A class action lawsuit has been filed against AshleyMadison.com, a popular Canadian website that facilitates extra-marital affairs. This is after a recent breach of the site’s data systems exposed the personal information of about 39 million current and former users.
Given the nature of the website – and the potential consequences stemming from the release of this information – two Canadian law firms have filed a $578 million class action suit against Avid Life Media, the Toronto-based company behind the site.
Ashley Madison is seeking to limit its damages. They’re arguing that membership alone is not enough to prove an extramarital relationship in fact occurred.
Many of the names and email addresses posted in the data dump don’t appear to be associated with valid accounts. However, the information is nevertheless extremely damaging. For some users, the leak exposed everything. Ranging from credit card information and geolocation data to security questions for recovering lost passwords.
The motivation for the hack appears to be moral outrage at the site’s mission and content. The group of hackers behind the breach, known as The Impact Team, released the following statement at the time the breach occurred: “It was [Avid Life Media] that failed you and lied to you. Prosecute them and claim damages. Then move on with your life. Learn your lesson and make amends. Embarrassing now, but you’ll get over it.”
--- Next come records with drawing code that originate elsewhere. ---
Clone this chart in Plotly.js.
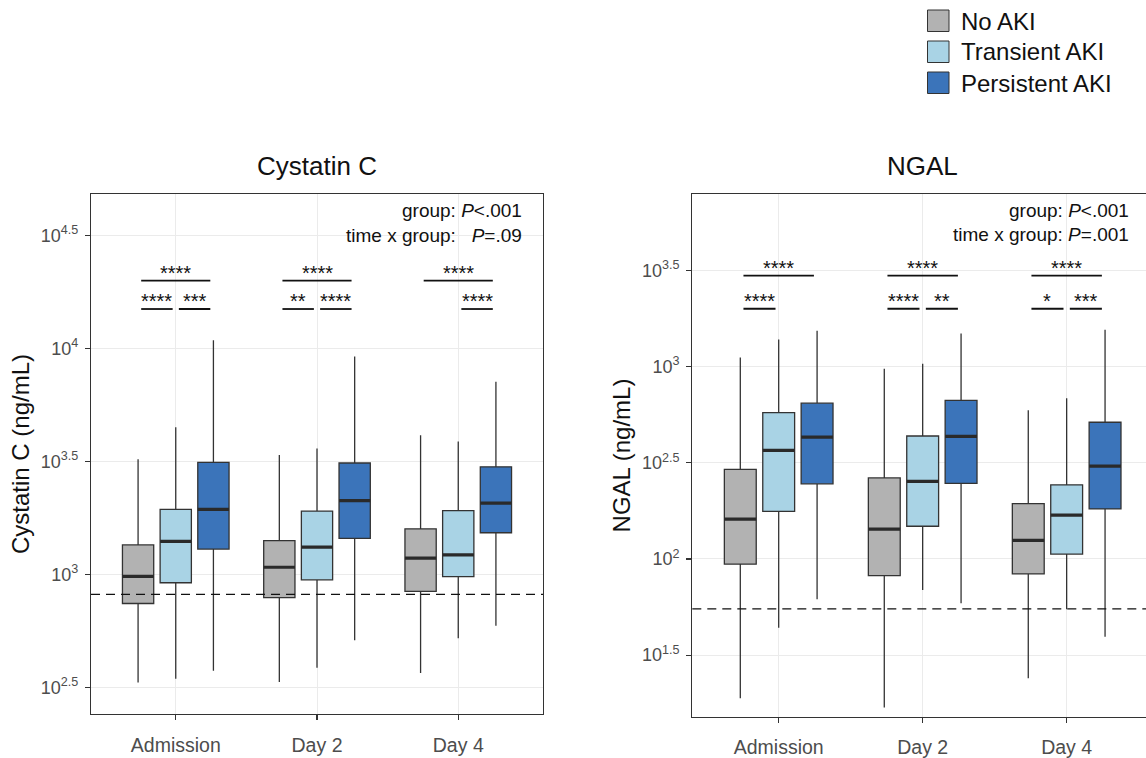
<!DOCTYPE html>
<html><head><meta charset="utf-8">
<script src="https://cdn.plot.ly/plotly-3.0.1.min.js"></script>
<style>html,body{margin:0;padding:0;background:#fff}</style>
</head><body><div id="chart" style="width:1146px;height:758px"></div>
<script>
// ---------------- data ----------------
const timepoints = ['Admission', 'Day 2', 'Day 4'];
const groupNames = ['No AKI', 'Transient AKI', 'Persistent AKI'];

// Cystatin C (ng/mL): box statistics per time point
const cysNoAKI      = {lower: [332, 334, 366],  q1: [743, 789, 841],   median: [980, 1075, 1180],  q3: [1350, 1410, 1590], upper: [3230, 3370, 4130]};
const cysTransient  = {lower: [345, 386, 521],  q1: [918, 946, 977],   median: [1400, 1320, 1220], q3: [1940, 1905, 1915], upper: [4480, 3600, 3870]};
const cysPersistent = {lower: [374, 511, 593],  q1: [1294, 1442, 1528],median: [1940, 2120, 2065], q3: [3130, 3110, 2990], upper: [10860, 9200, 7110]};
const cysThreshold = 815;

// NGAL (ng/mL)
const ngalNoAKI      = {lower: [18.9, 16.9, 24.0], q1: [94, 82, 83.6],   median: [161, 143, 125], q3: [292, 264, 194], upper: [1117, 975, 593]};
const ngalTransient  = {lower: [43.9, 68.9, 54.8], q1: [177, 148, 106],  median: [367, 253, 169], q3: [577, 436, 243], upper: [1384, 1035, 684]};
const ngalPersistent = {lower: [61.7, 58.9, 39.4], q1: [246, 247, 182],  median: [430, 434, 304], q3: [646, 667, 514], upper: [1535, 1486, 1556]};
const ngalThreshold = 55;

// y tick labels (exponents of 10)
const cysTickExps  = [2.5, 3, 3.5, 4, 4.5];
const ngalTickExps = [1.5, 2, 2.5, 3, 3.5];

// pairwise comparisons: [time index, group a, group b, label, row (0 = top, 1 = lower)]
const cysSig = [
  [0, 0, 2, '****', 0], [0, 0, 1, '****', 1], [0, 1, 2, '***', 1],
  [1, 0, 2, '****', 0], [1, 0, 1, '**', 1],   [1, 1, 2, '****', 1],
  [2, 0, 2, '****', 0], [2, 1, 2, '****', 1]
];
const ngalSig = [
  [0, 0, 2, '****', 0], [0, 0, 1, '****', 1],
  [1, 0, 2, '****', 0], [1, 0, 1, '****', 1], [1, 1, 2, '**', 1],
  [2, 0, 2, '****', 0], [2, 0, 1, '*', 1],    [2, 1, 2, '***', 1]
];
const cysStats  = ['group: <i>P</i>&lt;.001', 'time x group:\u00a0\u00a0\u00a0<i>P</i>=.09'];
const ngalStats = ['group: <i>P</i>&lt;.001', 'time x group: <i>P</i>=.001'];

// ---------------- style ----------------
const FONT = 'Liberation Sans, Arial, Helvetica, sans-serif';
const fills = ['#b2b2b2', '#a9d3e5', '#3b74ba'];
const W = 1146, H = 758;
const px = v => v / W;
const py = v => 1 - v / H;
const slot = 0.8 / 3;

const traces = [];
function addPanel(series, xa, ya) {
  series.forEach((s, g) => {
    traces.push({
      type: 'box', x: timepoints, xaxis: xa, yaxis: ya,
      q1: s.q1, median: s.median, q3: s.q3, lowerfence: s.lower, upperfence: s.upper,
      name: groupNames[g], offsetgroup: 'g' + g, fillcolor: fills[g], whiskerwidth: 0,
      line: {color: '#333333', width: 1.3}, boxpoints: false, hoverinfo: 'skip', showlegend: false
    });
    traces.push({
      type: 'box', x: timepoints, xaxis: xa, yaxis: ya,
      q1: s.median, median: s.median, q3: s.median, lowerfence: s.median, upperfence: s.median,
      name: groupNames[g] + ' median', offsetgroup: 'g' + g, fillcolor: 'rgba(0,0,0,0)', whiskerwidth: 0,
      line: {color: '#2a2a2a', width: 3.2}, boxpoints: false, hoverinfo: 'skip', showlegend: false
    });
  });
}
addPanel([cysNoAKI, cysTransient, cysPersistent], 'x', 'y');
addPanel([ngalNoAKI, ngalTransient, ngalPersistent], 'x2', 'y2');

const shapes = [];
const annotations = [];

function sigMarks(list, xref, yref, levels) {
  list.forEach(([t, a, b, label, row]) => {
    const x0 = t + (a - 1) * slot + 0.022;
    const x1 = t + (b - 1) * slot - 0.022;
    const y = levels[row];
    shapes.push({type: 'line', xref, yref, x0, x1, y0: y, y1: y, line: {color: '#111', width: 1.8}, layer: 'above'});
    annotations.push({xref, yref, x: (x0 + x1) / 2, y: Math.log10(y), text: label, showarrow: false,
      yanchor: 'bottom', yshift: -5, font: {family: FONT, size: 20, color: '#111'}});
  });
}
sigMarks(cysSig, 'x', 'y', [19950, 14930]);
sigMarks(ngalSig, 'x2', 'y2', [2972, 2000]);

// threshold lines
shapes.push({type: 'line', xref: 'x domain', yref: 'y', x0: 0, x1: 1, y0: cysThreshold, y1: cysThreshold,
  line: {color: '#111', width: 1.3, dash: '9px,6px'}});
shapes.push({type: 'line', xref: 'x2 domain', yref: 'y2', x0: 0, x1: 1, y0: ngalThreshold, y1: ngalThreshold,
  line: {color: '#111', width: 1.3, dash: '9px,6px'}});

// legend
groupNames.forEach((n, i) => {
  shapes.push({type: 'rect', xref: 'paper', yref: 'paper', x0: px(927.5), x1: px(949), y0: py(10 + 31 * i), y1: py(31.5 + 31 * i),
    fillcolor: fills[i], line: {color: '#333', width: 1}});
  annotations.push({xref: 'paper', yref: 'paper', x: px(959), y: py(21 + 31 * i), xanchor: 'left', yanchor: 'middle',
    text: n, showarrow: false, font: {family: FONT, size: 24, color: '#111'}});
});

// panel titles
annotations.push({xref: 'paper', yref: 'paper', x: px(317), y: py(166), xanchor: 'center', yanchor: 'middle',
  text: 'Cystatin C', showarrow: false, font: {family: FONT, size: 26, color: '#111'}});
annotations.push({xref: 'paper', yref: 'paper', x: px(922.5), y: py(166), xanchor: 'center', yanchor: 'middle',
  text: 'NGAL', showarrow: false, font: {family: FONT, size: 26, color: '#111'}});

// statistics text
[[cysStats, 523.5, [210, 235]], [ngalStats, 1131, [210, 234]]].forEach(([lines, xr, ys]) => {
  lines.forEach((t, i) => annotations.push({xref: 'paper', yref: 'paper', x: px(xr), y: py(ys[i]), xanchor: 'right', yanchor: 'middle',
    text: t, showarrow: false, font: {family: FONT, size: 19, color: '#111'}}));
});

const xBase = {
  type: 'category', showline: true, linecolor: '#333', linewidth: 1.1, mirror: true,
  ticks: 'outside', ticklen: 5, tickwidth: 1.1, tickcolor: '#333', showgrid: true, gridcolor: '#ebebeb', gridwidth: 1,
  zeroline: false, tickfont: {family: FONT, size: 19.5, color: '#4d4d4d'}, ticklabelstandoff: 8, fixedrange: true
};
const yBase = {
  type: 'log', showline: true, linecolor: '#333', linewidth: 1.1,
  ticks: 'outside', ticklen: 5, tickwidth: 1.1, tickcolor: '#333', showgrid: true, gridcolor: '#ebebeb', gridwidth: 1,
  zeroline: false, tickfont: {family: FONT, size: 18, color: '#4d4d4d'}, ticklabelstandoff: 3, fixedrange: true
};
const layout = {
  width: W, height: H, margin: {l: 0, r: 0, t: 0, b: 0},
  paper_bgcolor: '#ffffff', plot_bgcolor: '#ffffff', showlegend: false,
  boxmode: 'group', boxgap: 0.2, boxgroupgap: 0.17,
  font: {family: FONT},
  xaxis: Object.assign({}, xBase, {domain: [px(91), px(543)], range: [-0.6, 2.6], anchor: 'y'}),
  yaxis: Object.assign({}, yBase, {domain: [py(714), py(194)], range: [2.382, 4.683], anchor: 'x', mirror: true,
    tickvals: cysTickExps.map(e => Math.pow(10, e)), ticktext: cysTickExps.map(e => '10<sup>' + e + '</sup>'),
    title: {text: 'Cystatin C (ng/mL)', font: {family: FONT, size: 24, color: '#111'}, standoff: 4}}),
  xaxis2: Object.assign({}, xBase, {domain: [px(692.3), 1], range: [-0.6, 2.551], anchor: 'y2'}),
  yaxis2: Object.assign({}, yBase, {domain: [py(716.7), py(194.3)], range: [1.18, 3.896], anchor: 'x2', mirror: false,
    tickvals: ngalTickExps.map(e => Math.pow(10, e)), ticktext: ngalTickExps.map(e => '10<sup>' + e + '</sup>'),
    title: {text: 'NGAL (ng/mL)', font: {family: FONT, size: 24, color: '#111'}, standoff: 4}}),
  shapes, annotations
};
Plotly.newPlot('chart', traces, layout, {staticPlot: true, displayModeBar: false});
</script></body></html>
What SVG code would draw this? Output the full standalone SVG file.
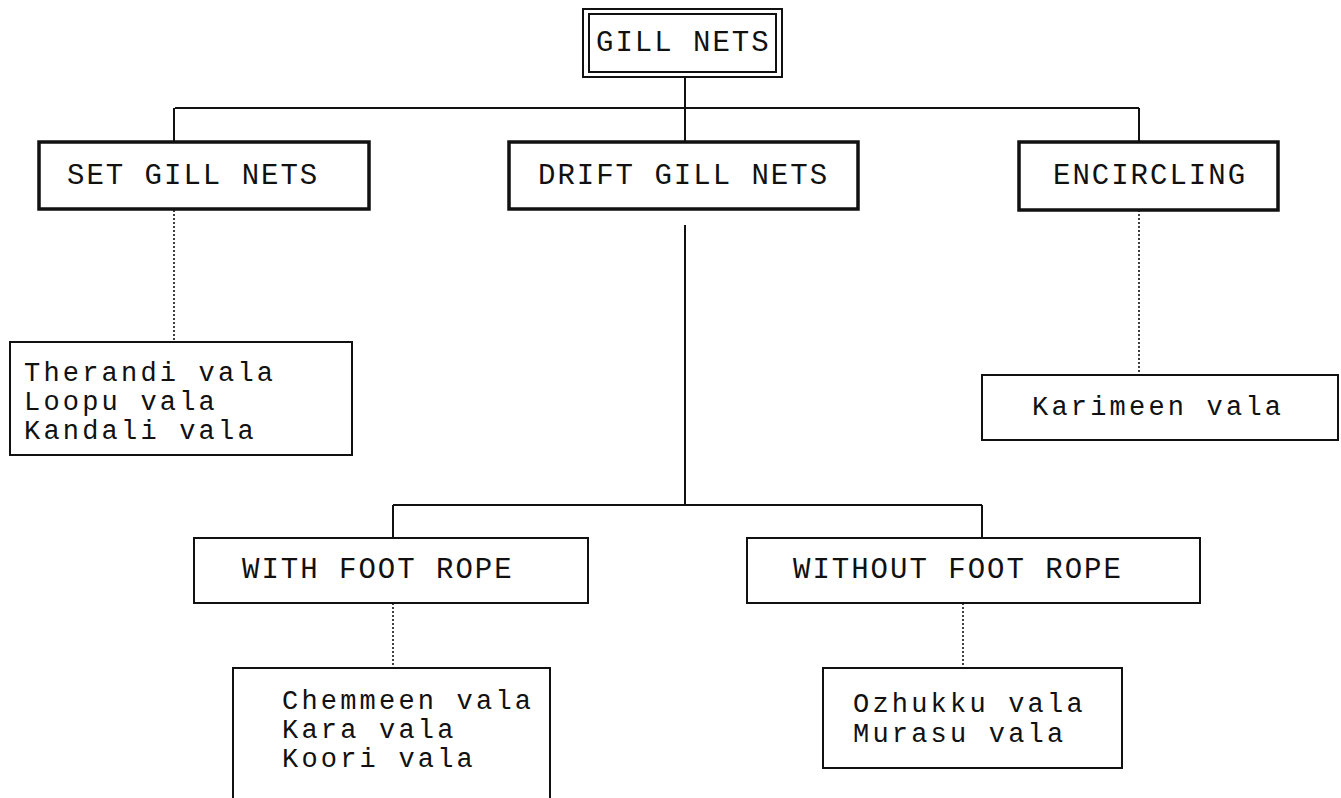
<svg xmlns="http://www.w3.org/2000/svg" width="1341" height="798" viewBox="0 0 1341 798">
  <style>
    .bg { fill: #ffffff; }
    .box { fill: #ffffff; stroke: #111; stroke-width: 2; }
    .heavy { fill: #ffffff; stroke: #111; stroke-width: 3.5; }
    .line { fill: none; stroke: #111; stroke-width: 2; }
    .dot { fill: none; stroke: #111; stroke-width: 1.6; stroke-dasharray: 2 2; }
    text { font-family: "Liberation Mono", "Courier New", monospace; font-size: 29px; letter-spacing: 2px; fill: #111; }
    text.item { font-size: 27px; letter-spacing: 3.2px; }
  </style>

  <rect class="bg" x="0" y="0" width="1341" height="798"/>

  <!-- connectors -->
  <g id="connectors">
    <path class="line" d="M685,77 V108 M175,108 H1139 M174,108 V141 M685,108 V141 M1139,108 V142"/>
    <path class="line" d="M685,225 V505 M393,505 H982 M393,505 V538 M982,505 V538"/>
    <path class="dot" d="M174,210 V342"/>
    <path class="dot" d="M1139,210 V375"/>
    <path class="dot" d="M393,603 V668"/>
    <path class="dot" d="M963,603 V668"/>
  </g>

  <!-- root -->
  <g id="gill-nets">
    <rect class="box" x="583" y="9" width="199" height="68"/>
    <rect class="box" x="589" y="14" width="187" height="58"/>
    <text x="596" y="51">GILL NETS</text>
  </g>

  <!-- first level -->
  <g id="set-gill-nets">
    <rect class="heavy" x="39" y="142" width="330" height="67"/>
    <text x="67" y="184">SET GILL NETS</text>
  </g>
  <g id="drift-gill-nets">
    <rect class="heavy" x="509" y="142" width="349" height="67"/>
    <text x="538" y="184">DRIFT GILL NETS</text>
  </g>
  <g id="encircling">
    <rect class="heavy" x="1019" y="142" width="259" height="68"/>
    <text x="1053" y="184">ENCIRCLING</text>
  </g>

  <!-- local names -->
  <g id="set-gill-nets-types">
    <rect class="box" x="10" y="342" width="342" height="113"/>
    <text class="item" x="24" y="381">Therandi vala</text>
    <text class="item" x="24" y="410">Loopu vala</text>
    <text class="item" x="24" y="439">Kandali vala</text>
  </g>
  <g id="encircling-types">
    <rect class="box" x="982" y="375" width="356" height="65"/>
    <text class="item" x="1032" y="415">Karimeen vala</text>
  </g>

  <!-- drift gill net sub-classes -->
  <g id="with-foot-rope">
    <rect class="box" x="194" y="538" width="394" height="65"/>
    <text x="242" y="578">WITH FOOT ROPE</text>
  </g>
  <g id="without-foot-rope">
    <rect class="box" x="747" y="538" width="453" height="65"/>
    <text x="793" y="578">WITHOUT FOOT ROPE</text>
  </g>

  <g id="with-foot-rope-types">
    <path class="box" d="M233,800 V668 H550 V800"/>
    <text class="item" x="282" y="709">Chemmeen vala</text>
    <text class="item" x="282" y="738">Kara vala</text>
    <text class="item" x="282" y="767">Koori vala</text>
  </g>
  <g id="without-foot-rope-types">
    <rect class="box" x="823" y="668" width="299" height="100"/>
    <text class="item" x="853" y="712">Ozhukku vala</text>
    <text class="item" x="853" y="742">Murasu vala</text>
  </g>
</svg>
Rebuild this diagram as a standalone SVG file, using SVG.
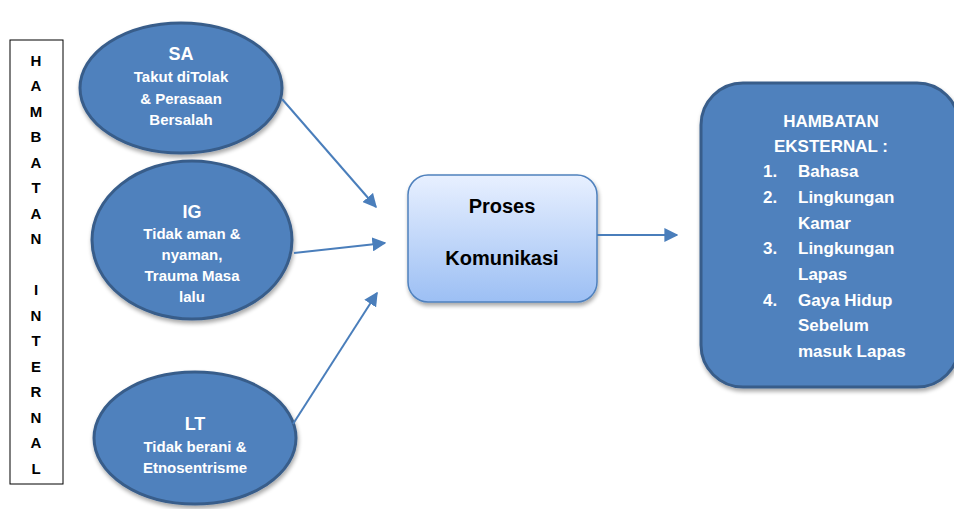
<svg xmlns="http://www.w3.org/2000/svg" width="954" height="509" viewBox="0 0 954 509">
<style>
.node{fill:#4f81bd;stroke:#385d8a;stroke-width:3}
.wt{font-family:"Liberation Sans",Arial,sans-serif;font-weight:bold;fill:#ffffff;text-anchor:middle}
.bt{font-family:"Liberation Sans",Arial,sans-serif;font-weight:bold;fill:#000000;text-anchor:middle}
.conn{stroke:#4a7ebb;stroke-width:2;fill:none;marker-end:url(#ah)}
</style>
<defs>
<marker id="ah" viewBox="0 0 10 10" refX="9" refY="5" markerWidth="7" markerHeight="7" markerUnits="strokeWidth" orient="auto">
<path d="M0,0 L10,5 L0,10 z" fill="#4a7ebb"/>
</marker>
<linearGradient id="pg" x1="0" y1="0" x2="0" y2="1">
<stop offset="0" stop-color="#e8f0ff"/>
<stop offset="1" stop-color="#9cbff4"/>
</linearGradient>
<filter id="sh" x="-10%" y="-10%" width="130%" height="130%">
<feGaussianBlur in="SourceAlpha" stdDeviation="2"/>
<feOffset dx="1" dy="3"/>
<feComponentTransfer><feFuncA type="linear" slope="0.35"/></feComponentTransfer>
<feMerge><feMergeNode/><feMergeNode in="SourceGraphic"/></feMerge>
</filter>
</defs>
<rect width="954" height="509" fill="#ffffff"/>
<g id="internal">
<rect x="10" y="40" width="53" height="444" fill="#ffffff" stroke="#000000" stroke-width="1"/>
<g class="bt" font-size="15">
<text x="36" y="66">H</text>
<text x="36" y="91">A</text>
<text x="36" y="117">M</text>
<text x="36" y="142">B</text>
<text x="36" y="168">A</text>
<text x="36" y="193">T</text>
<text x="36" y="219">A</text>
<text x="36" y="244">N</text>
<text x="36" y="295">I</text>
<text x="36" y="321">N</text>
<text x="36" y="346">T</text>
<text x="36" y="372">E</text>
<text x="36" y="397">R</text>
<text x="36" y="423">N</text>
<text x="36" y="448">A</text>
<text x="36" y="474">L</text>
</g>
</g>
<g id="sa">
<ellipse class="node" cx="181" cy="88" rx="101" ry="65" filter="url(#sh)"/>
<text class="wt" font-size="18" x="181" y="60">SA</text>
<text class="wt" font-size="15" x="181" y="82">Takut diTolak</text>
<text class="wt" font-size="15" x="181" y="104">&amp; Perasaan</text>
<text class="wt" font-size="15" x="181" y="125">Bersalah</text>
</g>
<g id="ig">
<ellipse class="node" cx="192" cy="240" rx="100" ry="79" filter="url(#sh)"/>
<text class="wt" font-size="18" x="192" y="218">IG</text>
<text class="wt" font-size="15" x="192" y="239">Tidak aman &amp;</text>
<text class="wt" font-size="15" x="192" y="260">nyaman,</text>
<text class="wt" font-size="15" x="192" y="281">Trauma Masa</text>
<text class="wt" font-size="15" x="192" y="302">lalu</text>
</g>
<g id="lt">
<ellipse class="node" cx="195" cy="438" rx="101" ry="66" filter="url(#sh)"/>
<text class="wt" font-size="18" x="195" y="430">LT</text>
<text class="wt" font-size="15" x="195" y="452">Tidak berani &amp;</text>
<text class="wt" font-size="15" x="195" y="473">Etnosentrisme</text>
</g>
<g id="proses">
<rect x="408" y="175" width="189" height="127" rx="20" ry="20" fill="url(#pg)" stroke="#4f81bd" stroke-width="1.5" filter="url(#sh)"/>
<text class="bt" font-size="20" x="502" y="213">Proses</text>
<text class="bt" font-size="20" x="502" y="265">Komunikasi</text>
</g>
<g id="eksternal">
<rect x="701" y="83" width="258" height="304" rx="42" ry="42" class="node" filter="url(#sh)"/>
<g class="wt" font-size="17">
<text x="831" y="127">HAMBATAN</text>
<text x="831" y="152">EKSTERNAL :</text>
</g>
<g font-family="'Liberation Sans',Arial,sans-serif" font-weight="bold" font-size="17" fill="#ffffff">
<text x="763" y="177">1.</text><text x="798" y="177">Bahasa</text>
<text x="763" y="203">2.</text><text x="798" y="203">Lingkungan</text>
<text x="798" y="229">Kamar</text>
<text x="763" y="254">3.</text><text x="798" y="254">Lingkungan</text>
<text x="798" y="280">Lapas</text>
<text x="763" y="306">4.</text><text x="798" y="306">Gaya Hidup</text>
<text x="798" y="331">Sebelum</text>
<text x="798" y="357">masuk Lapas</text>
</g>
</g>
<g id="connectors">
<line class="conn" x1="282" y1="99" x2="376" y2="207"/>
<line class="conn" x1="294" y1="253" x2="385" y2="243"/>
<line class="conn" x1="293" y1="424" x2="377" y2="293"/>
<line class="conn" x1="597" y1="235" x2="677" y2="235"/>
</g>
</svg>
In addition to any negligence claims or breach of contract, Ashley Madison may find itself liable for fraud as well. The site offered a service allowing users to delete the information the site had recorded about them for $18. Yet many people who were exposed had paid for this service.
This “paid delete” feature lies at the heart of another class action lawsuit filed against the company in July. The plaintiff in that case also alleged that her “paid delete” was unsuccessful.
Computer forensic experts will be able to evaluate this deletion procedure, as well as Ashley Madison’s general encryption systems, in determining the extent of the negligence or fraud committed by the website.